The situation is not much different at the competition watchdog, with the Committee pointing out that out of a total of 192 sanctioned posts, only 123 posts have been filled. 
The lower House of Parliament (Photo| Screengrab)
The lower House of Parliament (Photo| Screengrab)

NEW DELHI: The Standing Committee on Finance red-flagged staff shortages at several departments under the Ministry of Corporate Affairs on Tuesday, noting that the increasing quantum of work made filling vacancies a critical task. 

According to the report, tabled in Parliament on Tuesday, the Competition Commission of India (CCI) and the Serious Fraud Investigation Office (SFIO) have 133 posts which remain vacant out of a combined sanctioned workforce of 325. A vacancy rate of over 40 per cent. 

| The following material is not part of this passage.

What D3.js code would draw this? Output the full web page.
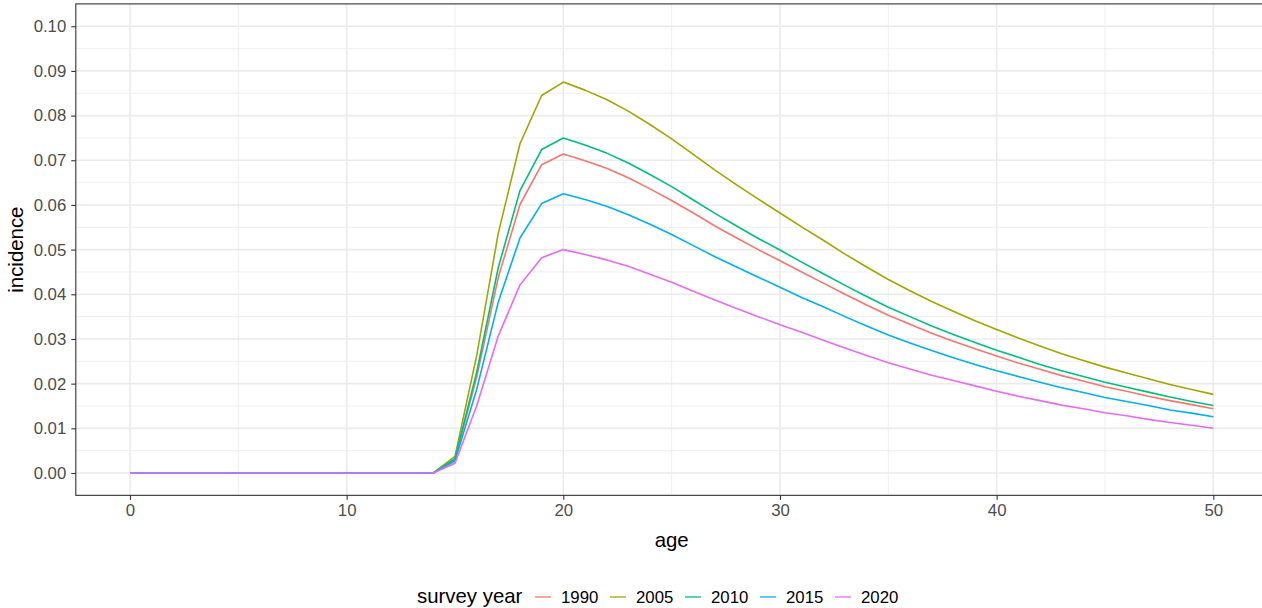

“The Committee notes that the multi-year pattern of high vacancies and lack of human resources should be addressed at a structural level so that these gaps are closed as soon as possible. MCA's various regulatory entities are critically important for a smooth functioning economy. They should be suitably equipped in terms of human capital and systems so that they can provide necessary support to the economy,” the report said. 

In the case of the SFIO, the Standing Committee observed that out of 91 cases assigned since 2016-17, only 35 have been completed so far. “Keeping in mind the large number of cases and the rising workload with greater complexity, the Ministry should strengthen the workforce in SFIO,” the Committee said. The government, for its part, has submitted that efforts are being made to improve the situation by expediting the selection process, incentivising posting of officials through a special grant of 20 per cent of Basic Pay and engagement of technical consultants. 

The situation is not much different at the competition watchdog, with the Committee pointing out that out of a total of 192 sanctioned posts, only 123 posts have been filled. 

The two departments are not the only ones to have attracted the scrutiny of the Committee on staff vacancies. In the case of the Investor Education and Protection Fund (IEPF) Authority, which was established in 2016 with the objective of promoting investor education and make refunds of shares, unclaimed dividends and matured deposits, the Committee says that the quantum of work has increased “manifold during the last two years and the Authority may be required to dispose of 12,000 claims every year”. 

“The number of claims have been increasing steeply year after year, from 343 in 2016-17, to 3,683 in 2017-18 and 10,661 in 2018-19…. the manpower requirements of the Authority needs to be addressed expeditiously in order to meet the increasing number of claims,” the report said.